Highly Recommended (48% of all whiskies I’ve reviewed to date get this recommendation or higher).

Value: High. This is a great price for this.


Review: Woodford Reserve Kentucky Straight Malt Whiskey by Jason Hambrey

Image provided courtesy of Woodford Reserve.

Image provided courtesy of Woodford Reserve.

ABV
45.2%
Aging
Virgin Charred Oak
Recipe
~51% Malted Barley, 47% Corn, 2% Rye
Distiller Woodford Reserve (Versailles, Kentucky)

I don’t get to try many straight malts, so I’m always eager here! This is special, too, since it’s a malted barley focused mashbill rather than a single malt aged in new oak (as many distilleries in the USA are doing).


Review (2019)

  • Batch: N/A

  • Bottling Code: N/A

  • Bottling Date: 2019

The nose has freshly sawn lumber, vanilla, and – indeed – a fruity malty character! It provides a very rich middle to the nose, with lots of toffee, stone fruits, and nut characteristics. The Canadian in me thinks this would make awesome blending liquid…very intriguing. Toffee, toasted almond, green grape, dried rice, gooseberry, and baking spices. It is very complex, and very interesting to nose.
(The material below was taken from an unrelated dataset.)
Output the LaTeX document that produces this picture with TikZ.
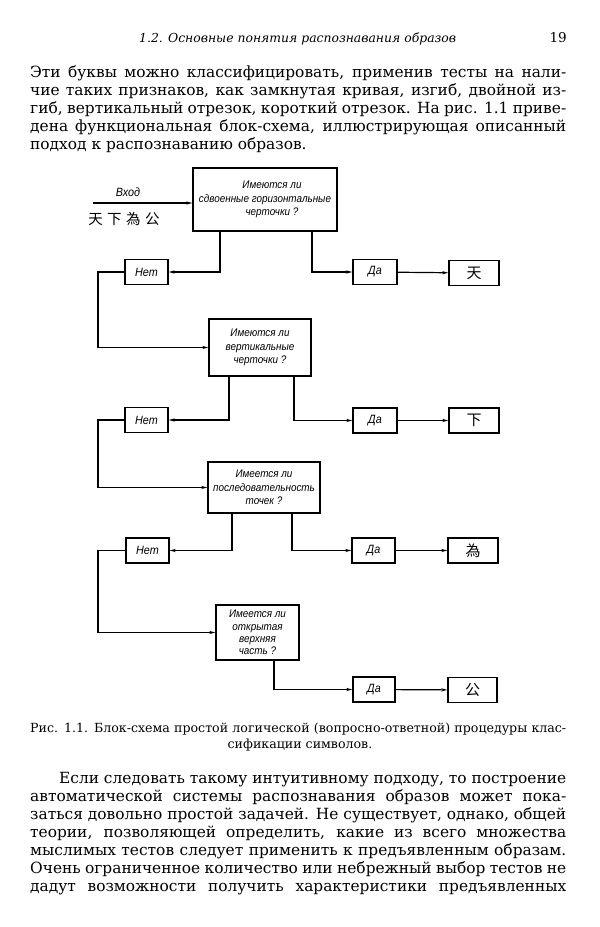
\documentclass[tikz,border=0pt]{standalone}
\usepackage{fontspec}
\setmainfont{DejaVu Serif}
\newfontfamily\schemefont[FakeStretch=0.9]{Liberation Sans}
\newfontfamily\cjk{Noto Sans CJK SC}
\usetikzlibrary{arrows.meta}
\newcommand{\jline}[2][536pt]{\makebox[#1][s]{#2}}

\begin{document}
\begin{tikzpicture}[x=1pt,y=-1pt,
  body/.style={font=\fontsize{15.4}{18}\selectfont, inner sep=0pt, anchor=base west},
  capt/.style={font=\fontsize{12.6}{16}\selectfont, inner sep=0pt, anchor=base west},
  qbox/.style={draw, line width=1.5pt, inner sep=2pt, align=center,
    font=\schemefont\itshape\fontsize{11}{13.5}\selectfont},
  abox/.style={draw, line width=1.5pt, minimum width=43pt, minimum height=25pt,
    inner sep=0pt, font=\schemefont\itshape\fontsize{12}{13}\selectfont},
  rbox/.style={abox, minimum width=50pt, font=\cjk\fontsize{15}{15}\selectfont},
  link/.style={line width=1.2pt, -{Stealth[length=6pt,width=3.2pt]}}]
  \useasboundingbox (0,0) rectangle (600,927);
  \fill[white] (0,0) rectangle (600,927);

  % running head
  \node[font=\itshape\fontsize{12.4}{14}\selectfont, inner sep=0pt, anchor=base west] (head) at (139,42)
    {1.2. Основные понятия распознавания образов};
  \node[font=\fontsize{13.5}{14}\selectfont, inner sep=0pt, anchor=base east] (pageno) at (567,42) {19};

  % text above the figure
  \foreach \ln [count=\i] in {{Эти буквы можно классифицировать, применив тесты на нали-},
      {чие таких признаков, как замкнутая кривая, изгиб, двойной из-},
      {гиб, вертикальный отрезок, короткий отрезок. На рис. 1.1 приве-},
      {дена функциональная блок-схема, иллюстрирующая описанный}}
    \node[body] (top-\i) at (30,{77+18*(\i-1)}) {\jline{\ln}};
  \node[body] (top-5) at (30,149) {подход к распознаванию образов.};

  % input
  \coordinate (in) at (93,203);
  \coordinate (rail) at (98,0);
  \node[font=\schemefont\itshape\fontsize{12}{13}\selectfont] (inlabel) at (128,192) {Вход};
  \node[font=\cjk\fontsize{14.5}{14}\selectfont] (inchars) at (124,219)
    {天\hspace{4.5pt}下\hspace{4.5pt}為\hspace{4.5pt}公};

  % question boxes
  \node[qbox, minimum width=144pt, minimum height=63pt] (q1) at (265,199.5)
    {\hspace*{14pt}Имеются ли\\сдвоенные горизонтальные\\\hspace*{14pt}черточки ?};
  \node[qbox, minimum width=102pt, minimum height=57pt] (q2) at (260,347.5)
    {Имеются ли\\вертикальные\\черточки ?};
  \node[qbox, minimum width=112pt, minimum height=51pt] (q3) at (264,487.5)
    {Имеется ли\\последовательность\\точек ?};
  \node[qbox, minimum width=83pt, minimum height=55pt,
    font=\schemefont\itshape\fontsize{11}{12.3}\selectfont] (q4) at (257.5,632.5)
    {Имеется ли\\открытая\\верхняя\\часть ?};

  % answers
  \node[abox] (net1) at (146.5,272) {Нет};
  \node[abox, minimum width=44pt] (da1) at (375,272) {Да};
  \node[rbox] (r1) at (474,273) {天};
  \node[abox] (net2) at (146.5,420) {Нет};
  \node[abox, minimum width=44pt] (da2) at (375,420.5) {Да};
  \node[rbox] (r2) at (474,420.5) {下};
  \node[abox] (net3) at (147.5,550.5) {Нет};
  \node[abox] (da3) at (373.5,550.5) {Да};
  \node[rbox] (r3) at (473,550.5) {為};
  \node[abox, minimum width=42pt] (da4) at (374,689.5) {Да};
  \node[rbox, minimum width=49pt] (r4) at (472.5,690) {公};

  % connections
  \draw[link] (in) -- (in -| q1.west);
  \draw[link] ([xshift=-45pt]q1.south) |- (net1);
  \draw[link] ([xshift=47pt]q1.south) |- (da1);
  \draw[link] (da1) -- (r1);
  \draw[link] (net1.west) -- (net1.west -| rail) |- (q2);
  \draw[link] ([xshift=-31pt]q2.south) |- (net2);
  \draw[link] ([xshift=34pt]q2.south) |- (da2);
  \draw[link] (da2) -- (r2);
  \draw[link] (net2.west) -- (net2.west -| rail) |- (q3);
  \draw[link] ([xshift=-32pt]q3.south) |- (net3);
  \draw[link] ([xshift=28pt]q3.south) |- (da3);
  \draw[link] (da3) -- (r3);
  \draw[link] (net3.west) -- (net3.west -| rail) |- (q4);
  \draw[link] ([xshift=16.5pt]q4.south) |- (da4);
  \draw[link] (da4) -- (r4);

  % caption
  \node[capt] (cap-1) at (30,732)
    {\jline{Рис. 1.1. Блок-схема простой логической (вопросно-ответной) процедуры клас-}};
  \node[capt, anchor=base] (cap-2) at (300,748) {сификации символов.};

  % text below the figure
  \node[body] (bot-1) at (59,783)
    {\jline[507pt]{Если следовать такому интуитивному подходу, то построение}};
  \foreach \ln [count=\i from 2] in {{автоматической системы распознавания образов может пока-},
      {заться довольно простой задачей. Не существует, однако, общей},
      {теории, позволяющей определить, какие из всего множества},
      {мыслимых тестов следует применить к предъявленным образам.},
      {Очень ограниченное количество или небрежный выбор тестов не},
      {дадут возможности получить характеристики предъявленных}}
    \node[body] (bot-\i) at (30,{783+18*(\i-1)}) {\jline{\ln}};
\end{tikzpicture}
\end{document}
I love it!

The palate has smoked meat, gooseberry, oak, and baking spice. It falls a bit flat, compared to the nose – but still has amazing complexity and umami-type characteristics. Tannins build their way into the finish, which is slightly acidic and has toffee, toasted almonds, green grape, coconut, and wet, old oak.

The nose is incredible – absolutely. The palate is still good, and very interesting – but it’s hard to compete with the nose. Nonetheless, although this might not be the best woodford I have – it’s probably my favourite for the sake of uniqueness.
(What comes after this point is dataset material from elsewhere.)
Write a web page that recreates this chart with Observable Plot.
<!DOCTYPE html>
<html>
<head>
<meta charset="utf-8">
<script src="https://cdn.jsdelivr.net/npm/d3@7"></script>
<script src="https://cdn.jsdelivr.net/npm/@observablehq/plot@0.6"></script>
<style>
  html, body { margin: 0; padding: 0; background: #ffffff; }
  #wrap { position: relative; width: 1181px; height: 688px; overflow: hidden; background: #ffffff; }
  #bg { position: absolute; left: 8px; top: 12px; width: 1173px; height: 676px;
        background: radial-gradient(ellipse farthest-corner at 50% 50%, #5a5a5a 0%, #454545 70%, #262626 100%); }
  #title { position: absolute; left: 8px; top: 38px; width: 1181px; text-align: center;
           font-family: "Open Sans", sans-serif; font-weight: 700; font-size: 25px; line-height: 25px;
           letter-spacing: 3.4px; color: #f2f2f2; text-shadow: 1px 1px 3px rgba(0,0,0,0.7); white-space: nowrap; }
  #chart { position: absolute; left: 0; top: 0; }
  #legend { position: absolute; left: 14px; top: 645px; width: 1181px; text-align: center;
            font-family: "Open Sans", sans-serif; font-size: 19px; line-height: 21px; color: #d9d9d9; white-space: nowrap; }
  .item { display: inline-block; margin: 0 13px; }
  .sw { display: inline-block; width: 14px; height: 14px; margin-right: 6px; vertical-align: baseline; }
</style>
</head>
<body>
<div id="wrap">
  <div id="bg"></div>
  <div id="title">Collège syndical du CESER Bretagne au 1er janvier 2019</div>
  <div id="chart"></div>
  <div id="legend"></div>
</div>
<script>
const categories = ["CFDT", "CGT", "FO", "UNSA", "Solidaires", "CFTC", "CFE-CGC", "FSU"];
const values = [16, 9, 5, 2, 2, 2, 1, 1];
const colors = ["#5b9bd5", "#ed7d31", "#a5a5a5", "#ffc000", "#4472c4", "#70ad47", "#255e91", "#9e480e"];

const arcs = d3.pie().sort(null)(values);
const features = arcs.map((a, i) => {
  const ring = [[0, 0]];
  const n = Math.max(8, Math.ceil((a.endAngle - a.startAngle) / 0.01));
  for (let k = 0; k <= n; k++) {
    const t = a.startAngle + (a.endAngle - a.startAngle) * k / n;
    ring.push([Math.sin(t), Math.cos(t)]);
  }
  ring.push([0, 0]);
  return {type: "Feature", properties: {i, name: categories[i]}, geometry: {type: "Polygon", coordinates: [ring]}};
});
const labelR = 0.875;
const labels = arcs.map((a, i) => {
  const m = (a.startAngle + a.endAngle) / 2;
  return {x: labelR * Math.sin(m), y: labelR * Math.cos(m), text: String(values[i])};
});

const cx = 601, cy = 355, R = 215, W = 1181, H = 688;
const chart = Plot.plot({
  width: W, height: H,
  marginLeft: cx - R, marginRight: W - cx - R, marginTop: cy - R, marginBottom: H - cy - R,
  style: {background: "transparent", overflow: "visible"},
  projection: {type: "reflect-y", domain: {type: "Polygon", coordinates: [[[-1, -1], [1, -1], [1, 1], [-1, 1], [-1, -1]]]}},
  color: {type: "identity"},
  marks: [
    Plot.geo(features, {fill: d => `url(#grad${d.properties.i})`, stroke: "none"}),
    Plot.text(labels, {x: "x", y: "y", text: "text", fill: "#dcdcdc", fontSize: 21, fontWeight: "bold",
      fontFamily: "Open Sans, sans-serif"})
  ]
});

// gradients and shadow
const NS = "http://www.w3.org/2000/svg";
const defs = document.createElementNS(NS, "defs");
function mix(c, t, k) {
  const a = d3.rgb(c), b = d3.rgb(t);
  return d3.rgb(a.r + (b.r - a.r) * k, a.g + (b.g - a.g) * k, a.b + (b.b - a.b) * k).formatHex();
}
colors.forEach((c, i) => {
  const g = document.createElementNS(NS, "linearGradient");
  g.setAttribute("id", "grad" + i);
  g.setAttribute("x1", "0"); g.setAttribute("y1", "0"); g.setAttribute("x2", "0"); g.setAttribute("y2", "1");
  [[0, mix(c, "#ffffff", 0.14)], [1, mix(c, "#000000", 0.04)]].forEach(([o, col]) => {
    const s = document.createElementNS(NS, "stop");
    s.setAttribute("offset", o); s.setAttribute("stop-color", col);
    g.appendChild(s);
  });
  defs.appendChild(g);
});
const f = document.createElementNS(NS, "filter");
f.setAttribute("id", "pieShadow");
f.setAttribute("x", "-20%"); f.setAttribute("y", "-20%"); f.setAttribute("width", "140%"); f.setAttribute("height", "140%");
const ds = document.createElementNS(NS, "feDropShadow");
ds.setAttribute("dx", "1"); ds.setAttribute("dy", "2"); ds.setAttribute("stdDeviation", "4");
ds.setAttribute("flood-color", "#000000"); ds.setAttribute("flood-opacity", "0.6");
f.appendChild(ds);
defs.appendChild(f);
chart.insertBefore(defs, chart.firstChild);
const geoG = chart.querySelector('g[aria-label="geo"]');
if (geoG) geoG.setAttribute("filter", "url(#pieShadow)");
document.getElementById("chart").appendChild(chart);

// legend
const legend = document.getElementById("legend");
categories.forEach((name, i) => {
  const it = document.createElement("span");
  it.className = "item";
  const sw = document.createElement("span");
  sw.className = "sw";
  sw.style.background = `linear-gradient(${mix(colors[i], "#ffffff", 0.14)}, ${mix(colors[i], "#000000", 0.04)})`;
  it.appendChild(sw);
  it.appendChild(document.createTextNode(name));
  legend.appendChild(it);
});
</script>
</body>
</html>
This makes me think the straight malt category is worth some extra exploration…

Very Highly Recommended (19% of all whiskies I’ve reviewed to date get this recommendation or higher). From a critical taste perspective, this falls into my lower category but it straddes the categories. But, this is so unique that I would recommend it at this level, nonetheless…

Value: High. This is a great price for this.